--- Given data ---
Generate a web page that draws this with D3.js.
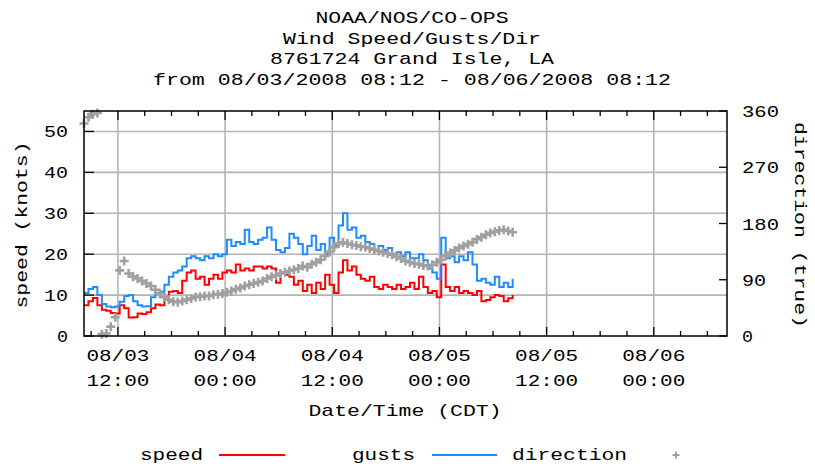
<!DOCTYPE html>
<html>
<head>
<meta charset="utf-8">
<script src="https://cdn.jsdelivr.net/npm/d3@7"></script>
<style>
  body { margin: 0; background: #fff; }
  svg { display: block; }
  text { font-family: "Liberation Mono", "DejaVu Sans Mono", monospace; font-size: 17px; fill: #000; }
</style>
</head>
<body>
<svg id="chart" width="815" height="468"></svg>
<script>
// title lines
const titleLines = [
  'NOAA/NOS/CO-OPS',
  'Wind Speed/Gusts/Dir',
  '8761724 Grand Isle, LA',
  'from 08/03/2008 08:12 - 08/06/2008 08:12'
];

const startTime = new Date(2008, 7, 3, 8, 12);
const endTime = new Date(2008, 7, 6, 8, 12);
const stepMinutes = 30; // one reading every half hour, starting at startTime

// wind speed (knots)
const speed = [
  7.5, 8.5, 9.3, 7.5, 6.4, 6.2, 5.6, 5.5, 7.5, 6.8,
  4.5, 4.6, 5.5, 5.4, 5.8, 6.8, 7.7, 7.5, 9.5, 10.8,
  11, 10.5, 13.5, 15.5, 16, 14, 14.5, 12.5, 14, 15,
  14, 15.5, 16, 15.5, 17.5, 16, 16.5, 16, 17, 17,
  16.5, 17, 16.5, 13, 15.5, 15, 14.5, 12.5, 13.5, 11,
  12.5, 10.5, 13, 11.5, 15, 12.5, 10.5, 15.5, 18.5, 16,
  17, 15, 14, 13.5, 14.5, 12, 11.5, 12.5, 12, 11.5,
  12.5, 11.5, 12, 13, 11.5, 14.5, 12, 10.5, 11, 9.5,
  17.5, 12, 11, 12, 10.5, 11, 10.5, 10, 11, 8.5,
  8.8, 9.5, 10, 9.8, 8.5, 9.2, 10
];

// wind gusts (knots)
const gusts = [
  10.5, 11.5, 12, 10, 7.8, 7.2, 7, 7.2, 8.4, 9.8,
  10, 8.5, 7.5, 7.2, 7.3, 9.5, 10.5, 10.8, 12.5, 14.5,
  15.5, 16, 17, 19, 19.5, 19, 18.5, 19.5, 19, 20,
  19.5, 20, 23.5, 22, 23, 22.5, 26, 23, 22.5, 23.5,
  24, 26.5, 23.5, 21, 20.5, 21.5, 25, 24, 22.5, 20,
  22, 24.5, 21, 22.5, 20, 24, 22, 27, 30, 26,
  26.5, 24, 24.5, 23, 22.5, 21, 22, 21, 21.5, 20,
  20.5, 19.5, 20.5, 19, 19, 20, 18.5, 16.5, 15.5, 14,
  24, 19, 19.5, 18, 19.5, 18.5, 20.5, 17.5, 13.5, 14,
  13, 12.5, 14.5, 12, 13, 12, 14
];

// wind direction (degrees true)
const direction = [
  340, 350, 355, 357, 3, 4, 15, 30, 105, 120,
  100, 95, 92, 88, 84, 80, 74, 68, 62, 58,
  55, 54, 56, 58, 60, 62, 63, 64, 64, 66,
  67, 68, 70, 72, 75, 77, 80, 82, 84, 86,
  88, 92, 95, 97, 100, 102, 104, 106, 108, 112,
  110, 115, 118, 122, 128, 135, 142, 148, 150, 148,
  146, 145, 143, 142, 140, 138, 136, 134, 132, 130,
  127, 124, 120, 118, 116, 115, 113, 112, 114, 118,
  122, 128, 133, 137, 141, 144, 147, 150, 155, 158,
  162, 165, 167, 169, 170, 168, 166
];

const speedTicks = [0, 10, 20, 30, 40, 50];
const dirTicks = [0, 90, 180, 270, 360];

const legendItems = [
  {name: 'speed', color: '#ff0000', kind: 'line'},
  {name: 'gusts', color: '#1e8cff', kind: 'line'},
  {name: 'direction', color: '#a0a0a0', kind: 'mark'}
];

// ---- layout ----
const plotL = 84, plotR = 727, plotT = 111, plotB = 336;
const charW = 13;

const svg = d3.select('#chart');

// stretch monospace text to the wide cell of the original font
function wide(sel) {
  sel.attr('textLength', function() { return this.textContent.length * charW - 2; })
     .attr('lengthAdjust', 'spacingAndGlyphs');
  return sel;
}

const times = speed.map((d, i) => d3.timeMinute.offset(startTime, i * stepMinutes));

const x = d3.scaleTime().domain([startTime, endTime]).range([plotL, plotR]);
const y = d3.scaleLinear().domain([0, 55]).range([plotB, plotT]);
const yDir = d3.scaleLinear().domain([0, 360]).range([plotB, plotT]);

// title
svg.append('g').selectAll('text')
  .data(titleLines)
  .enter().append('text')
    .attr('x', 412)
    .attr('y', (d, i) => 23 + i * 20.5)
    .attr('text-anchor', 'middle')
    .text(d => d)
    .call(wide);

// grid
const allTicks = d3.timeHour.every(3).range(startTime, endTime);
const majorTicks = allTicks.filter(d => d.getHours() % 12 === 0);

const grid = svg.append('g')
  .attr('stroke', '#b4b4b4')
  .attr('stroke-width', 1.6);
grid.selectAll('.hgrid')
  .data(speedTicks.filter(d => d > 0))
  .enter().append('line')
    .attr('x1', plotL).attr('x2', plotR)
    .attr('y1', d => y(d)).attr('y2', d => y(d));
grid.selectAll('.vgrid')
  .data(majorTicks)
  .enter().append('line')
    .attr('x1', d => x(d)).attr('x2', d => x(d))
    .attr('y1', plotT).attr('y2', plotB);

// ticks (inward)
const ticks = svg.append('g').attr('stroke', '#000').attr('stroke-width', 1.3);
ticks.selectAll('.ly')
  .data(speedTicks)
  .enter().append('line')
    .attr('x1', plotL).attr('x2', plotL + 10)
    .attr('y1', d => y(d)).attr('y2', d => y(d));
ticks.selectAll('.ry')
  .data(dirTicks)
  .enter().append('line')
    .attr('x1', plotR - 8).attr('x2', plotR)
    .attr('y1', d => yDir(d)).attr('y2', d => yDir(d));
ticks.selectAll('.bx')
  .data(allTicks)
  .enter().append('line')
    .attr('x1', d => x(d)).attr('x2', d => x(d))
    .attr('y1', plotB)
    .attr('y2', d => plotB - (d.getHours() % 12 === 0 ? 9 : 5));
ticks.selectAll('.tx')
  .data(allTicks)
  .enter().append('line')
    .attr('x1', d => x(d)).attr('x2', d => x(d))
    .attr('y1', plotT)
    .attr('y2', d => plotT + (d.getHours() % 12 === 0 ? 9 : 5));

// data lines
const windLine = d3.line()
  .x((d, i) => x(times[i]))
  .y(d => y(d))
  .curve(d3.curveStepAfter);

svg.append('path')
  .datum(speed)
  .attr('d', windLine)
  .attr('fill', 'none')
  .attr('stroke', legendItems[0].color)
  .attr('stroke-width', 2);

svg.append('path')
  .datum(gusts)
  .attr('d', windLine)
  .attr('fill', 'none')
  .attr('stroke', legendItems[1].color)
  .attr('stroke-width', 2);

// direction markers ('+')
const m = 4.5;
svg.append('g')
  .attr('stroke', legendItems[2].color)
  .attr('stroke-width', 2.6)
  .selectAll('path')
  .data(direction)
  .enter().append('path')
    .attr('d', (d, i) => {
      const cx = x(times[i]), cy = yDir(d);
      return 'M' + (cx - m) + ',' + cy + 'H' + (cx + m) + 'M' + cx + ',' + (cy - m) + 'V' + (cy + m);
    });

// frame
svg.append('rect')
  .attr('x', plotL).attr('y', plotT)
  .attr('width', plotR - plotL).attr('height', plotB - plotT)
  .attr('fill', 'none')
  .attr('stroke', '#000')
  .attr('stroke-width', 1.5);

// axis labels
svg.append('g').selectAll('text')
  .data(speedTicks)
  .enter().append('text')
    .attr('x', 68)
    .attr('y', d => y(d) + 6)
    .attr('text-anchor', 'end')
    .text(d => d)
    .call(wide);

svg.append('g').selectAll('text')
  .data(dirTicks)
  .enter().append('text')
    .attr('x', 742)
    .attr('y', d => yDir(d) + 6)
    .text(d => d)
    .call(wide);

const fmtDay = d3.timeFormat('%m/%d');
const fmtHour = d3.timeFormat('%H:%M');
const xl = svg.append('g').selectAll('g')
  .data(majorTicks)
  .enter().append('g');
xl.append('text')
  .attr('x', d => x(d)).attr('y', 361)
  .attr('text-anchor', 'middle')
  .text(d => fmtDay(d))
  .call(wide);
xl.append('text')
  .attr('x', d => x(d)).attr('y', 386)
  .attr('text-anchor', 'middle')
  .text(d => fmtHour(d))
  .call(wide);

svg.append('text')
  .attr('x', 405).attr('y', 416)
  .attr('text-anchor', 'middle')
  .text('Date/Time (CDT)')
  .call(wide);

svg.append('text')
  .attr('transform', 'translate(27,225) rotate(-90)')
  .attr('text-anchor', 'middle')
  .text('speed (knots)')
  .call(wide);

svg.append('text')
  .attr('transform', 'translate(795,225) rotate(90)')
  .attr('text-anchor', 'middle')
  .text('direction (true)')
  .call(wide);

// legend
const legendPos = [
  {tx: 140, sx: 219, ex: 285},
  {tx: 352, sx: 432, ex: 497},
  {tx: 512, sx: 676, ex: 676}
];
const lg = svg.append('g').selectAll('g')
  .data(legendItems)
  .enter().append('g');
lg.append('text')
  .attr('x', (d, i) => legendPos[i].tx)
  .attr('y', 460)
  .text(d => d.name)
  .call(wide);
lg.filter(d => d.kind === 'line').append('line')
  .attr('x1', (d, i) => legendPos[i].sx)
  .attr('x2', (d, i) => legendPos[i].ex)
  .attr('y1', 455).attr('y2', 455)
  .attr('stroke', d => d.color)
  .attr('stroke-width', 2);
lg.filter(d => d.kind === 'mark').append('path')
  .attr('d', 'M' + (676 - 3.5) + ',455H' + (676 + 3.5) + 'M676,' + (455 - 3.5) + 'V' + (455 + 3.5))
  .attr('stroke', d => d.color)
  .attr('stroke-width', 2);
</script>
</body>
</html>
---
Search the data above for the string "this" and copy each line that has it.

Full output -
Generate a web page that draws this with D3.js.
  sel.attr('textLength', function() { return this.textContent.length * charW - 2; })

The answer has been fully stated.